Write each line of the material exactly as given, from the top through the line that contains "from bokeh.resources import INLINE", and omit all pictures.

>> BEGIN

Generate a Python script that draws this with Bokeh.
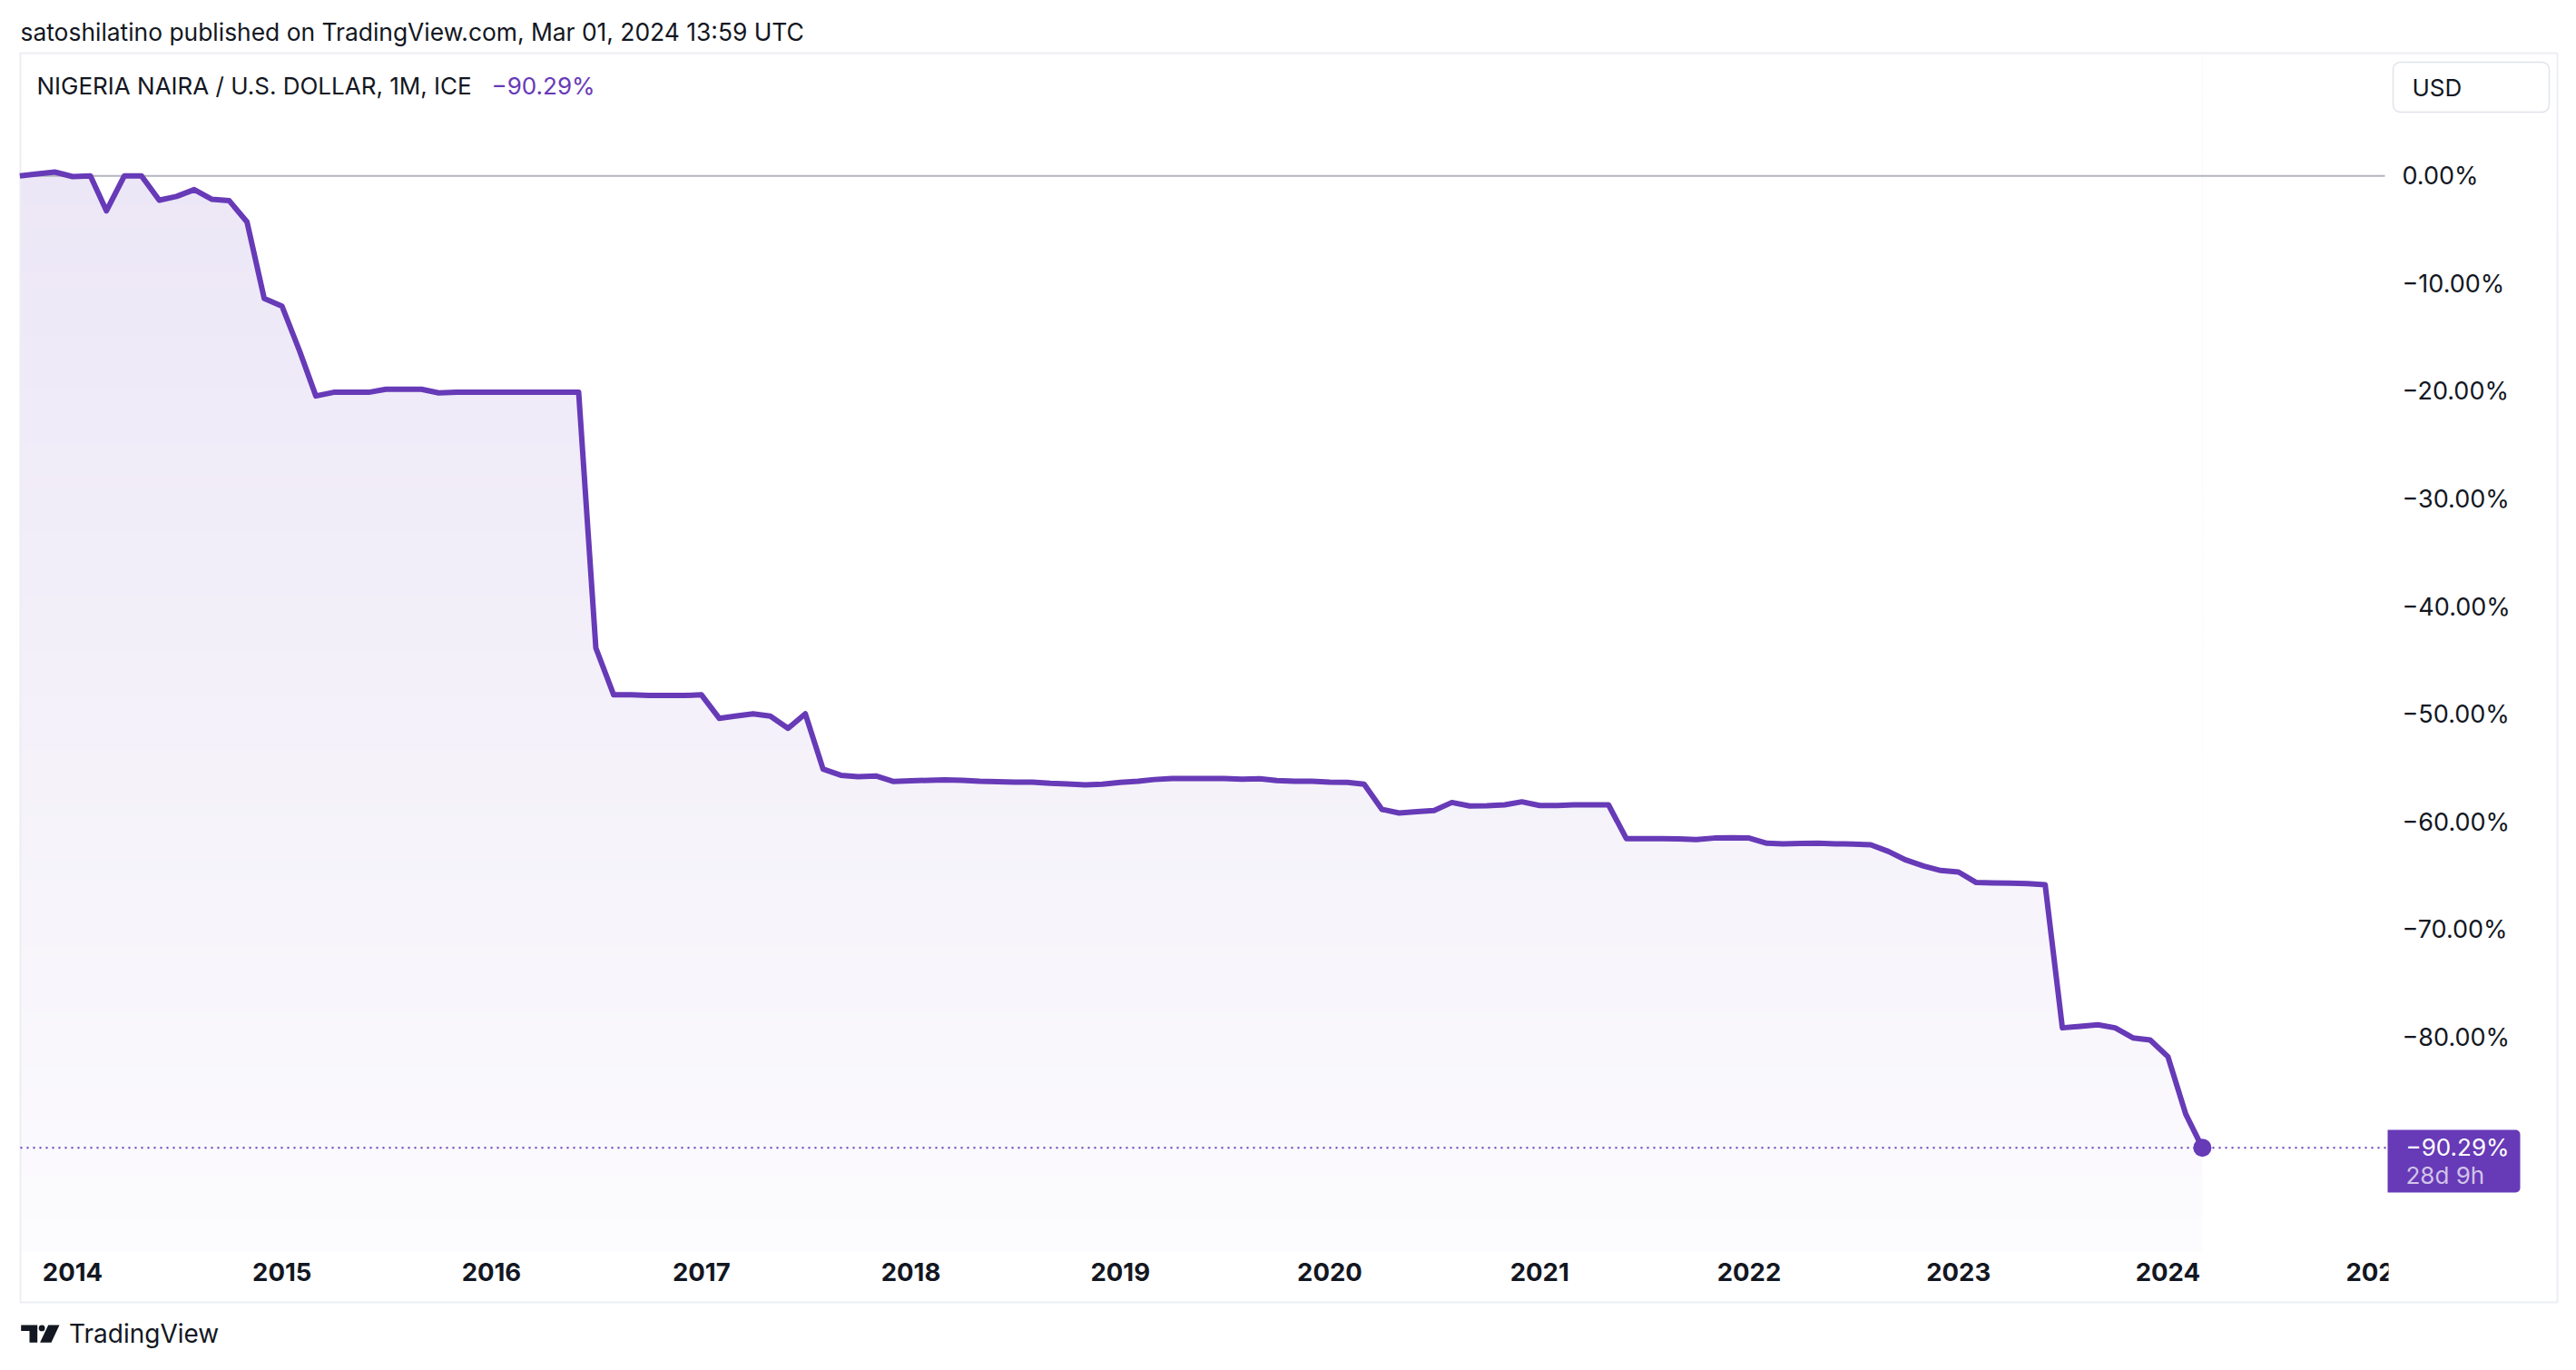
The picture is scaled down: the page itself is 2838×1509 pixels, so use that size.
import numpy as np
import pandas as pd
from bokeh.plotting import figure
from bokeh.models import Range1d, LinearAxis, DatetimeAxis, FixedTicker, BoxAnnotation, ColumnDataSource
from bokeh.core.properties import value
from bokeh.embed import file_html
from bokeh.resources import INLINE

# ---------------- data ----------------
first_month = "2013-10-01"   # monthly bars, one per month
pct_change = [
    0.0, 0.2, 0.36,                                                   # 2013 Oct-Dec
    -0.06, 0.0, -3.24, 0.0, 0.0, -2.25, -1.9, -1.27, -2.17, -2.3, -4.28, -11.39,      # 2014
    -12.1, -16.32, -20.44, -20.1, -20.1, -20.1, -19.82, -19.82, -19.82, -20.16, -20.1, -20.1,  # 2015
    -20.1, -20.1, -20.1, -20.1, -20.1, -20.1, -43.86, -48.21, -48.21, -48.27, -48.27, -48.27,  # 2016
    -48.21, -50.39, -50.19, -49.97, -50.19, -51.32, -49.97, -55.11, -55.68, -55.82, -55.75, -56.25,  # 2017
    -56.19, -56.15, -56.11, -56.15, -56.24, -56.29, -56.32, -56.32, -56.43, -56.49, -56.57, -56.52,  # 2018
    -56.35, -56.24, -56.08, -55.98, -55.98, -55.98, -55.98, -56.04, -56.01, -56.18, -56.24, -56.24,  # 2019
    -56.32, -56.35, -56.52, -58.85, -59.19, -59.06, -58.95, -58.21, -58.54, -58.52, -58.43, -58.15,  # 2020
    -58.49, -58.49, -58.43, -58.43, -58.43, -61.57, -61.57, -61.57, -61.6, -61.66, -61.52, -61.49,   # 2021
    -61.52, -62.0, -62.05, -62.02, -62.0, -62.05, -62.08, -62.14, -62.76, -63.55, -64.12, -64.53,    # 2022
    -64.67, -65.65, -65.68, -65.71, -65.74, -65.85, -79.15, -79.01, -78.87, -79.15, -80.08, -80.28,  # 2023
    -81.83, -87.17, -90.29,                                           # 2024 Jan-Mar
]
y_ticks = [0, -10, -20, -30, -40, -50, -60, -70, -80]
y_tick_labels = ["0.00%", "\u221210.00%", "\u221220.00%", "\u221230.00%", "\u221240.00%",
                 "\u221250.00%", "\u221260.00%", "\u221270.00%", "\u221280.00%"]
x_tick_years = [2014, 2015, 2016, 2017, 2018, 2019, 2020, 2021, 2022, 2023, 2024, 2025]
x_tick_labels = ["2014", "2015", "2016", "2017", "2018", "2019", "2020", "2021", "2022", "2023", "2024", "2025"]

title_text = "satoshilatino published on TradingView.com, Mar 01, 2024 13:59 UTC"
legend_text = "NIGERIA NAIRA / U.S. DOLLAR, 1M, ICE"
legend_change = "\u221290.29%"
last_label = "\u221290.29%"
countdown_label = "28d 9h"
currency_label = "USD"
brand_text = "TradingView"

# ---------------- colours / fonts ----------------
PURPLE = "#673ab7"
TEXT = "#131722"
FONT = "Inter"

# ---------------- layout (page pixels; the canvas starts at the page corner) ----------------
W, H = 2830, 1500
DAY_MS = 86400000.0
EPOCH_2014 = pd.Timestamp("2014-01-01").value / 1e6
X_2014 = 79.5          # page x of 1 Jan 2014
PX_PER_DAY = 0.6321
Y_ZERO = 193.3         # page y of 0 %
PX_PER_PCT = 11.855


def xd(px):
    return EPOCH_2014 + (px - X_2014) / PX_PER_DAY * DAY_MS


def yd(py):
    return -(py - Y_ZERO) / PX_PER_PCT


months = pd.date_range(first_month, periods=len(pct_change), freq="MS")
x_ms = np.asarray((months - pd.Timestamp("1970-01-01")) / pd.Timedelta(milliseconds=1), dtype=float)
vals = np.asarray(pct_change, dtype=float)
x_ticks_ms = [float((pd.Timestamp(f"{y}-01-01") - pd.Timestamp("1970-01-01")) / pd.Timedelta(milliseconds=1))
              for y in x_tick_years]

p = figure(width=W, height=H,
           x_range=Range1d(xd(0), xd(W)), y_range=Range1d(yd(H), yd(0)),
           x_axis_location=None, y_axis_location=None,
           toolbar_location=None, output_backend="svg", min_border=0,
           outline_line_color=None, background_fill_color="white", border_fill_color="white")
p.xgrid.visible = False
p.ygrid.visible = False

# ---- gradient area under the line ----
PANE_TOP, PANE_BOTTOM = 58, 1378
N = 110
edges = np.linspace(PANE_TOP, PANE_BOTTOM, N + 1)
mids = (edges[:-1] + edges[1:]) / 2
alpha = np.clip(0.125 + (0.02 - 0.125) * (mids - 190) / (PANE_BOTTOM - 190), 0.02, 0.125)
base = np.array([0x67, 0x3a, 0xb7], dtype=float)
cols = []
for a in alpha:
    c = 255 * (1 - a) + base * a
    cols.append("#%02x%02x%02x" % tuple(int(round(v)) for v in c))
grad = ColumnDataSource(dict(
    left=[x_ms[0]] * N, right=[x_ms[-1]] * N,
    top=[yd(e - 0.7) for e in edges[:-1]], bottom=[yd(e + 0.7) for e in edges[1:]],
    color=cols))
p.quad(left="left", right="right", top="top", bottom="bottom", fill_color="color",
       line_color=None, source=grad)
# white above the line
p.varea(x=x_ms, y1=vals, y2=yd(50), fill_color="white")

# ---- frame border ----
p.quad(left=xd(22), right=xd(2817), top=yd(58), bottom=yd(1434),
       fill_color=None, line_color="#eceef3", line_width=2)

# ---- zero line and last-value line ----
p.segment(x0=xd(22), y0=0, x1=xd(2627), y1=0, line_color="#b2b5be", line_width=2)
p.segment(x0=xd(22), y0=vals[-1], x1=xd(2630), y1=vals[-1],
          line_color=PURPLE, line_width=2, line_dash="2 5")

# ---- series ----
p.line(x_ms, vals, line_color=PURPLE, line_width=6, line_join="round")
p.scatter([x_ms[-1]], [vals[-1]], size=20, fill_color=PURPLE, line_color=None)

# ---- texts ----
def txt(x, y, s, size="26px", color=TEXT, style="normal", align="left"):
    p.text(x=[x], y=[y], text=[s], text_font=value(FONT), text_font_size=size,
           text_color=color, text_font_style=style, text_baseline="middle", text_align=align)

txt(xd(22), yd(34), title_text, size="26.4px")
txt(xd(40), yd(94.2), legend_text)
txt(xd(541), yd(94.2), legend_change, color=PURPLE)

# USD box
p.quad(left=xd(2636), right=xd(2808), top=yd(68), bottom=yd(123),
       fill_color="white", line_color="#e0e3eb", line_width=1.5, border_radius=8)
txt(xd(2657), yd(96.3), currency_label)

# last value box
p.quad(left=xd(2630), right=xd(2776), top=yd(1244), bottom=yd(1313),
       fill_color=PURPLE, line_color=None, border_radius=(0, 5, 5, 0))
txt(xd(2650), yd(1262.5), last_label, color="white")
txt(xd(2650), yd(1293.7), countdown_label, color="#d1c4e9")

# brand
p.patch(x=[xd(v) for v in (22.7, 40.7, 40.7, 32, 32, 22.7)],
        y=[yd(v) for v in (1459, 1459, 1478.3, 1478.3, 1465.5, 1465.5)],
        fill_color=TEXT, line_color=None)
p.patch(x=[xd(v) for v in (52.7, 65, 56, 43.6)],
        y=[yd(v) for v in (1459, 1459, 1478.3, 1478.3)],
        fill_color=TEXT, line_color=None)
p.scatter([xd(45.6)], [yd(1462.4)], size=6.8, fill_color=TEXT, line_color=None)
txt(xd(75.5), yd(1468.7), brand_text, size="28px")

# ---- axes ----
yax = LinearAxis(fixed_location=xd(2630), ticker=FixedTicker(ticks=y_ticks),
                 major_label_overrides=dict(zip(y_ticks, y_tick_labels)),
                 axis_line_color=None, major_tick_line_color=None, minor_tick_line_color=None,
                 major_tick_out=0, major_tick_in=0, major_label_standoff=16,
                 major_label_text_font=FONT, major_label_text_font_size="27px",
                 major_label_text_color=TEXT)
p.add_layout(yax, "right")

xax = DatetimeAxis(fixed_location=yd(1378), ticker=FixedTicker(ticks=x_ticks_ms),
                   major_label_overrides=dict(zip(x_ticks_ms, x_tick_labels)),
                   axis_line_color=None, major_tick_line_color=None, minor_tick_line_color=None,
                   major_tick_out=0, major_tick_in=0, major_label_standoff=12,
                   major_label_text_font=FONT, major_label_text_font_size="27.5px",
                   major_label_text_font_style="bold", major_label_text_color=TEXT)
p.add_layout(xax, "below")

# hide the part of the last year label that runs into the price scale
p.add_layout(BoxAnnotation(left=xd(2631), right=xd(2814), top=yd(1382), bottom=yd(1430),
                           fill_color="white", fill_alpha=1.0, line_color=None, level="overlay"))

open("out.html", "w").write(file_html(p, INLINE, title="NGN/USD"))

>> END

■ TASK SOLUTION
Generate a Python script that draws this with Bokeh.
The picture is scaled down: the page itself is 2838×1509 pixels, so use that size.
import numpy as np
import pandas as pd
from bokeh.plotting import figure
from bokeh.models import Range1d, LinearAxis, DatetimeAxis, FixedTicker, BoxAnnotation, ColumnDataSource
from bokeh.core.properties import value
from bokeh.embed import file_html
from bokeh.resources import INLINE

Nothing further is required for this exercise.